The Pumapunku (Gateway of the Puma or Jaguar), a highly damaged pre-Columbian monument at the ancient archaeological site of Tiwanaku, Bolivia, has been reconstructed using 3D printed miniature models of architectural fragments.
The ruins of Tiwanaku (500-950 CE) present an archaeological challenge owing to intense looting during the colonial period that effectively demolished the site.
One building in particular, the Pumapunku, was described by Spanish conquistadors and travelers of the sixteenth and seventeenth centuries, as a wondrous, though unfinished, building with gateways and windows carved from single blocks.
Unfortunately, during the last five centuries, treasure hunters have ransacked this building to the point that none of approximately shattered remains of 150 blocks of the standing architecture are to be found in their original place.

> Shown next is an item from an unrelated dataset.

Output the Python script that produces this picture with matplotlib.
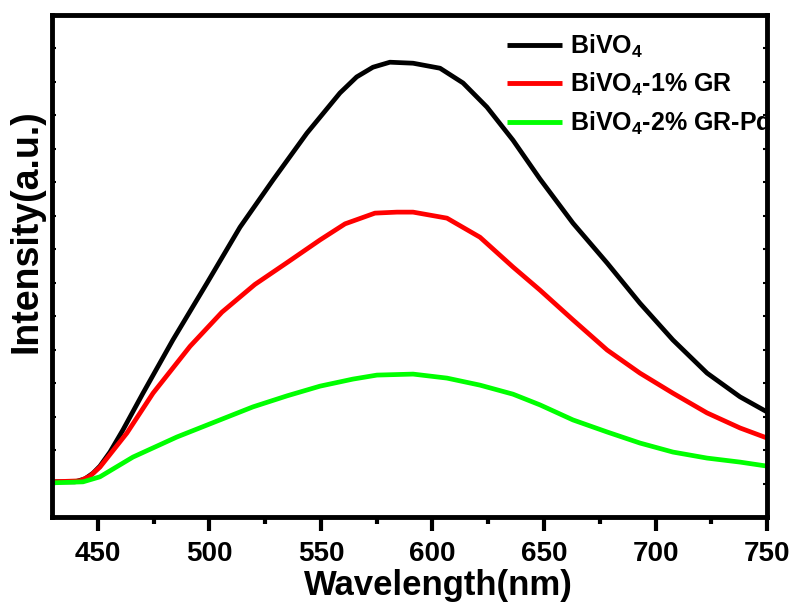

“A major challenge here is that the majority of the stones of Pumapunku are too large to move and that field notes from previous research by others present us with complex and cumbersome data that is difficult to visualize,” said Dr. Alexei Vranich, an archaeologist at the University of California, Berkeley.
“The intent of our project was to translate that data into something that both our hands and our minds could grasp. Printing miniature 3D models of the stones allowed us to quickly handle and refit the blocks to try and recreate the structure.”
The 3D reconstruction of Pumapunku not only shows possible configurations of what the site may have looked like, but also gives clues about the purpose of the building.
“One particularly interesting realization was that smashed doorways of different sizes that lay scattered around the site were aligned in a manner that would create a ‘mirror’ effect; the impression of looking into infinity, when, in fact, the viewer was looking into a single room,” Dr. Vranich said.
“This may relate to the Incans belief that this is the site where the world was created and could also suggest that the building was used as a ritual space.”
Dr. Vranich and colleagues printed 3D models of a total of 140 pieces of andesite and 17 slabs of sandstone based on measurements compiled by various scholars over the past century and a half of the height, length and width of the blocks found at the site of Tiwanaku.
Once modelled on the computer and then made solid with a 3D printer, they then physically manipulated the blocks to reconstruct the site, trying out different ways in which they may fit together.
“This effort represents a technological step back from recent methods that used computer modelling to recreate structures on screen, but the human brain continues to be more efficient than a computer when it comes to manipulating and visualizing irregular 3D forms,” Dr. Vranich said.
“We attempted to capitalize on archaeologists’ learned ability to visualize and mentally rotate irregular objects in space by providing them with 3D printed objects that they could physically manipulate.”
The results are presented in the journal Heritage Science.